A national mentoring programme would be a symbol of the relationship between the state and society that Labour wants to see: neither big-state solutions nor a ’big society’ style rollback of the state, but a genuine partnership between state and civil society.

Sonia Sodha is Head of Policy and Strategy at the Social Research Unit and writes in a personal capacity. 

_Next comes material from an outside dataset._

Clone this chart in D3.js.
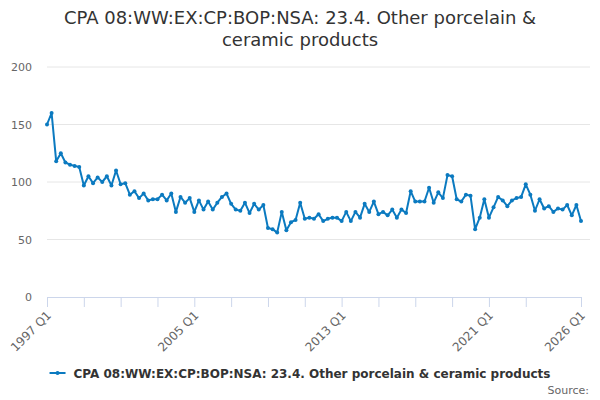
<!DOCTYPE html>
<html>
<head>
<meta charset="utf-8">
<script src="https://cdn.jsdelivr.net/npm/d3@7"></script>
<style>
    body { margin: 0; background: #fff; }
    #chart { width: 600px; height: 400px; }
    text { font-family: "DejaVu Sans", sans-serif; }
</style>
</head>
<body>
<div id="chart"></div>
<script>
const TITLE_LINES = ["CPA 08:WW:EX:CP:BOP:NSA: 23.4. Other porcelain &", "ceramic products"];
const SERIES_NAME = "CPA 08:WW:EX:CP:BOP:NSA: 23.4. Other porcelain & ceramic products";

// quarters 1997 Q1 .. 2026 Q1
const quarters = [];
for (let yr = 1997; yr <= 2026; yr++) {
    for (let q = 1; q <= 4; q++) {
        if (yr === 2026 && q > 1) break;
        quarters.push(yr + " Q" + q);
    }
}

const values = [
    150, 160, 118, 125, 117, 115, 114, 113, 97, 105, 99, 104, 100, 105, 97, 110,
    98, 99, 89, 92, 86, 90, 84, 85, 85, 89, 84, 90, 74, 87, 82, 86,
    74, 84, 76, 83, 76, 82, 87, 90, 81, 76, 75, 82, 73, 81, 76, 80,
    60, 59, 56, 74, 58, 65, 67, 82, 68, 69, 68, 72, 66, 68, 69, 69,
    66, 74, 66, 74, 69, 81, 74, 83, 72, 74, 71, 76, 69, 76, 73, 92,
    83, 83, 83, 95, 82, 91, 86, 106, 105, 85, 83, 89, 88, 59, 69, 85,
    69, 78, 87, 84, 79, 84, 86, 87, 98, 89, 75, 85, 77, 79, 74, 77,
    76, 80, 71, 80, 66
];

const yTicks = [0, 50, 100, 150, 200];
const xTickIdx = [0, 8, 16, 24, 32, 40, 48, 56, 64, 72, 80, 88, 96, 104, 116];
const xLabelIdx = [0, 32, 64, 96, 116];

var svg, x, y;
var margin = { top: 67, right: 19, bottom: 103, left: 47 };
const W = 600, H = 400;
const LINE_COLOR = "#0b7ac0";

function drawChart() {
    svg = d3.select("#chart").append("svg")
        .attr("width", W)
        .attr("height", H);

    x = d3.scaleLinear().domain([0, quarters.length - 1]).range([margin.left, W - margin.right]);
    y = d3.scaleLinear().domain([0, 200]).range([H - margin.bottom, margin.top]);

    // title
    svg.append("g").selectAll("text")
        .data(TITLE_LINES)
        .enter().append("text")
        .attr("x", W / 2)
        .attr("y", (d, i) => 24 + i * 22)
        .attr("text-anchor", "middle")
        .attr("fill", "#333")
        .style("font-size", "18px")
        .text(d => d);

    // grid + y labels
    const yAxis = svg.append("g").attr("class", "y-axis");
    yAxis.selectAll("line")
        .data(yTicks.filter(d => d > 0))
        .enter().append("line")
        .attr("x1", margin.left)
        .attr("x2", W - 10)
        .attr("y1", d => y(d))
        .attr("y2", d => y(d))
        .attr("stroke", "#e6e6e6");
    yAxis.selectAll("text")
        .data(yTicks)
        .enter().append("text")
        .attr("x", 32)
        .attr("y", d => y(d) + 4)
        .attr("text-anchor", "end")
        .attr("fill", "#666")
        .style("font-size", "11px")
        .text(d => d);

    // x axis
    const xAxis = svg.append("g").attr("class", "x-axis");
    xAxis.append("line")
        .attr("x1", margin.left)
        .attr("x2", x(quarters.length - 1) + 1)
        .attr("y1", y(0) + 0.5)
        .attr("y2", y(0) + 0.5)
        .attr("stroke", "#ccd6eb");
    xAxis.selectAll(".tick")
        .data(xTickIdx)
        .enter().append("line")
        .attr("class", "tick")
        .attr("x1", d => x(d) + 0.5)
        .attr("x2", d => x(d) + 0.5)
        .attr("y1", y(0))
        .attr("y2", y(0) + 10)
        .attr("stroke", "#ccd6eb");
    xAxis.selectAll("text")
        .data(xLabelIdx)
        .enter().append("text")
        .attr("transform", d => `translate(${x(d) + 5},${y(0) + 19}) rotate(-45)`)
        .attr("text-anchor", "end")
        .attr("fill", "#666")
        .style("font-size", "12px")
        .text(d => quarters[d]);

    // series
    const line = d3.line()
        .x((d, i) => x(i))
        .y(d => y(d));
    svg.append("path")
        .datum(values)
        .attr("fill", "none")
        .attr("stroke", LINE_COLOR)
        .attr("stroke-width", 2)
        .attr("stroke-linejoin", "round")
        .attr("d", line);
    svg.append("g").selectAll("circle")
        .data(values)
        .enter().append("circle")
        .attr("cx", (d, i) => x(i))
        .attr("cy", d => y(d))
        .attr("r", 2)
        .attr("fill", LINE_COLOR);

    // legend
    const legend = svg.append("g");
    const legText = legend.append("text")
        .attr("x", 24)
        .attr("y", 5)
        .attr("fill", "#333")
        .style("font-size", "12px")
        .style("font-weight", "bold")
        .text(SERIES_NAME);
    const tw = legText.node().getComputedTextLength();
    legend.attr("transform", `translate(${300 - (tw + 24) / 2},373)`);
    legend.append("line")
        .attr("x1", 0).attr("x2", 16)
        .attr("y1", 0).attr("y2", 0)
        .attr("stroke", LINE_COLOR)
        .attr("stroke-width", 2);
    legend.append("circle")
        .attr("cx", 8).attr("cy", 0).attr("r", 2)
        .attr("fill", LINE_COLOR);

    svg.append("text")
        .attr("x", 589)
        .attr("y", 394)
        .attr("text-anchor", "end")
        .attr("fill", "#666")
        .style("font-size", "11px")
        .text("Source:");
}

document.addEventListener("DOMContentLoaded", () => {
    drawChart();
});
</script>
</body>
</html>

This article was originally published in the Fabian Society’s Summer edition of the Fabian Review. It forms part of the Fabian Society’s Next State project. We’ll be publishing other articles from the series this week.

  • treborc

     ”The programme is targeted at at-risk children and young people,
    including those living in poverty and in single-parent homes, and
    parents have to be signed up”.

    Oh god  no.

  • Mickelmas

    Clearly, the whole basis of your eagerness to introduce ‘BBBS’ is your hypothesis that “top-down” or “big-state” intervention is the antithesis of effective and efficient discharge of duty and organisation (hence your insistance on advocating charities and social enterprises having total responsibility for running and organising these schemes – with, of course, private funding from business combined with psychologist-instructed inexperienced volunteers such as Scout leaders). Also, conveniently, your suggestion fulfills the present-day political criterion that “it costs as little as possible”.
    The problem is that both of the above justifications (sadly de rigueur among our current Labour hierarchy) are not only unjustifiably bigoted, they are condemned to failure.
    What is so anathema about a “state-run” service that addresses fundamental aspects of society? “Ah!”, I hear you cry, “the State is the worst choice to run a large organisation. The only sensible option is the ‘private sector’”. Well, the NHS, the Royal Mail, the Railways, the State education system, the Coal mines, the Armed services, the Emergency services etc. etc. have all been successfully run in the past. The fact that some of them today are performing less effectively than in the past is more a reflection on incompetent politicians rather than flawed concepts (which may explain why both incompetent Labour and Tory past governments have been eager to do a ‘Pontius Pilate’ on public services). The fact that widespread corruption and incompetence evidenced in the private sector over the last few years should have pricked you into questioning the morality of involving private enterprise at such a basic level.
    Secondly, the idea that amateur enthusiasts can be transformed into inspirational experts after a minimum period of instruction would be laughable if it wasn’t pathetic. The fact that there are children and teenagers that are in need of support and direction because of the failures of their parents is undeniable but your ‘solution’ is not the most effective, certainly in the long run. Like so many of today’s ‘private sector initiatives’ there is initial media publicity (and possible statistical ‘success’) followed by increasing ineffectiveness (ignored, of course, by the media) if not failure. The hard truth is that you “can’t get owt for nowt”. The last thing I would ever want is to be operated on by a butcher interested in surgery or my children being educated by a school governor or the defence of the country resting exclusively with the TA etc.
    Rather than “dissing” the public sector we should be demanding improved State competence.
    PS I wish people would refrain from assuming that what might be successful in one country automatically transfers to the UK – our culture is different hence our solutions should be different.